We can write the posterior as $$p\left( \mathbf{\Sigma} | \mathbf{y}, \mathbf{X}, \boldsymbol\theta, \alpha, \mathbf{\Sigma}^* \right) \propto p\left(\mathbf{y} | \mathbf{X}, \boldsymbol{\theta}, \mathbf\Sigma \right) p\left( \mathbf{\Sigma} | \alpha, \mathbf{\Sigma}^* \right) \propto |\mathbf\Sigma|^{-\left(\left(\alpha+1\right)+n+1\right)/2} \exp\left\{ -\frac{1}{2} \mathrm{trace}\left[ \left( \left( \mathbf{y}-\mathbf{X}\boldsymbol\theta \right) \left( \mathbf{y}-\mathbf{X}\boldsymbol\theta \right)^T + \mathbf{\Sigma}^* \right) \mathbf{\Sigma}^{-1} \right] \right\}$$ thus we can write the posterior as an inverse Wishart with parameters $\alpha + 1$ and $\left( \mathbf{y}-\mathbf{X}\boldsymbol\theta \right) \left( \mathbf{y}-\mathbf{X}\boldsymbol\theta \right)^T + \mathbf{\Sigma}^*$.

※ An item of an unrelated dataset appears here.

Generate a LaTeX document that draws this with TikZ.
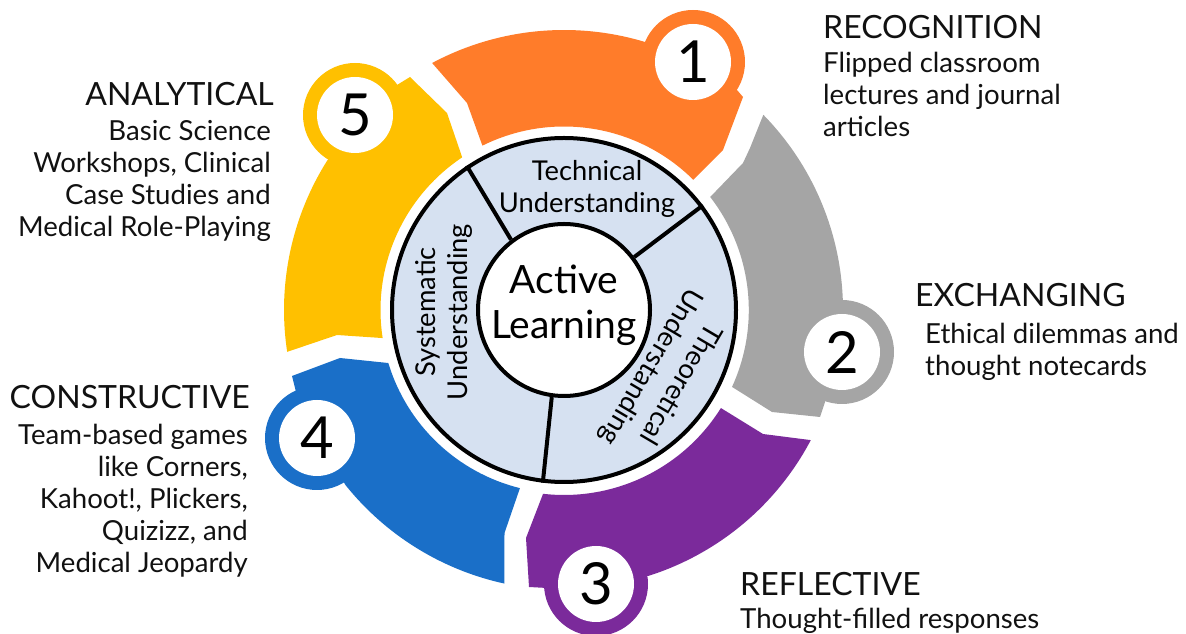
\documentclass[tikz,border=0pt]{standalone}
\usepackage{fontspec}
\setmainfont{Lato}
\definecolor{cOrange}{HTML}{FF7C2A}
\definecolor{cGray}{HTML}{A5A5A5}
\definecolor{cPurple}{HTML}{7B2A9B}
\definecolor{cBlue}{HTML}{1A6FC8}
\definecolor{cYellow}{HTML}{FFC000}
\definecolor{cWheel}{HTML}{D6E1F1}
\definecolor{cText}{HTML}{111111}
\tikzset{
  x=1pt,y=1pt,
  badge/.style={circle,draw=none,fill=white,minimum size=76pt,inner sep=0pt,text=black,font=\fontsize{58}{60}\selectfont},
  head/.style={text=cText,inner sep=0pt,font=\fontsize{32}{34}\selectfont},
  bodyL/.style={text=cText,inner sep=0pt,align=left,font=\fontsize{27.6}{32}\selectfont},
  bodyR/.style={text=cText,inner sep=0pt,align=right,font=\fontsize{27.6}{32}\selectfont},
  ringtxt/.style={text=black,inner sep=0pt,align=center,font=\fontsize{27.3}{32}\selectfont},
  spoke/.style={draw=black,line width=4pt},
}
\begin{document}
\begin{tikzpicture}
\useasboundingbox (0,0) rectangle (1186,634);
\coordinate (c) at (564,324);
% segments
\fill[cOrange] (693,572) circle[radius=52];
\fill[cOrange] ([shift={(118.1:280)}]c) arc[start angle=118.1,end angle=73.2,radius=280] -- (737,544) -- (743,537) -- (723,484) -- ([shift={(45.2:183.5)}]c) arc[start angle=45.2,end angle=116.4,radius=183.5] -- (467,531) -- cycle;
\fill[cGray] (842,282) circle[radius=52];
\fill[cGray] ([shift={(44.4:279)}]c) arc[start angle=44.4,end angle=2.06,radius=279] -- (825,232) -- (820,217) -- (772,222) -- ([shift={(-24.6:184.8)}]c) arc[start angle=-24.6,end angle=37.7,radius=184.8] -- (743,471) -- (750,486) -- cycle;
\fill[cPurple] (596,50) circle[radius=52];
\fill[cPurple] ([shift={(-27.8:279)}]c) arc[start angle=-27.8,end angle=-72.3,radius=279] -- (547,46) -- (529,47) -- (526,96) -- ([shift={(-96.5:185)}]c) arc[start angle=-96.5,end angle=-32,radius=185] -- (763,200) -- cycle;
\fill[cBlue] (317,196) circle[radius=52];
\fill[cBlue] ([shift={(218.6:280)}]c) arc[start angle=218.6,end angle=257.7,radius=280] -- (504.5,101) -- ([shift={(256.1:183.5)}]c) arc[start angle=256.1,end angle=196.8,radius=183.5] -- (340,276) -- (292,258) -- (296,242) -- cycle;
\fill[cYellow] (355,519) circle[radius=52];
\fill[cYellow] ([shift={(147.6:280)}]c) arc[start angle=147.6,end angle=188.6,radius=280] -- (337,299) -- ([shift={(188.8:183.5)}]c) arc[start angle=188.8,end angle=123.7,radius=183.5] -- (447,521) -- (410,557) -- (397,549) -- cycle;
% badges
\node[badge] (n1) at (693,572) {1};
\node[badge] (n2) at (842,282) {2};
\node[badge] (n3) at (596,50) {3};
\node[badge] (n4) at (317,196) {4};
\node[badge] (n5) at (355,519) {5};
% wheel
\node[circle,fill=cWheel,draw=black,line width=4pt,minimum size=344pt,inner sep=0pt] (wheel) at (c) {};
\node[circle,fill=white,draw=black,line width=4pt,minimum size=172pt,inner sep=0pt] (hub) at (c) {};
\node[text=black,inner sep=0pt,align=center,font=\fontsize{39}{45}\selectfont] (hubt) at (564,329) {Active\\Learning};
\draw[spoke] (hub.127) -- (wheel.124.5);
\draw[spoke] (hub.37.8) -- (wheel.37.5);
\draw[spoke] (hub.262) -- (wheel.263.5);
\node[ringtxt] (t1) at (587,445) {Technical\\Understanding};
\node[ringtxt,rotate=-120.5,font=\fontsize{27.3}{34}\selectfont] (t2) at (665,259) {Theoretical\\Understanding};
\node[ringtxt,rotate=90] (t3) at (444,322) {Systematic\\Understanding};
% texts
\node[head,anchor=west] (h1) at (823,607) {RECOGNITION};
\node[bodyL,anchor=north west] (b1) at (823,582) {Flipped classroom\\lectures and journal\\articles};
\node[head,anchor=west] (h2) at (915,339) {EXCHANGING};
\node[bodyL,anchor=north west] (b2) at (925,311) {Ethical dilemmas and\\thought notecards};
\node[head,anchor=west] (h3) at (740,50) {REFLECTIVE};
\node[bodyL,anchor=north west] (b3) at (740,26) {Thought-filled responses};
\node[head,anchor=east] (h4) at (250,237) {CONSTRUCTIVE};
\node[bodyR,anchor=north east] (b4) at (248,210) {Team-based games\\like Corners,\\Kahoot!, Plickers,\\Quizizz, and\\Medical Jeopardy};
\node[head,anchor=east] (h5) at (274,540) {ANALYTICAL};
\node[bodyR,anchor=north east] (b5) at (271,514) {Basic Science\\Workshops, Clinical\\Case Studies and\\Medical Role-Playing};
\end{tikzpicture}
\end{document}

If $\alpha = n+1$ and $\mathbf{\Sigma}^* = 0$ then the posterior has parameters $\alpha +2$ and $\left( \mathbf{y}-\mathbf{X}\boldsymbol\theta \right) \left( \mathbf{y}-\mathbf{X}\boldsymbol\theta \right)^T$, thus the expectation of the distribution is $$ \mathbb{E}\left(\mathbf\Sigma\right) = \left( \mathbf{y}-\mathbf{X}\boldsymbol\theta \right) \left( \mathbf{y}-\mathbf{X}\boldsymbol\theta \right)^T$$ which is the maximum likelihood estimate $\mathbf{\Sigma}_{ML}$.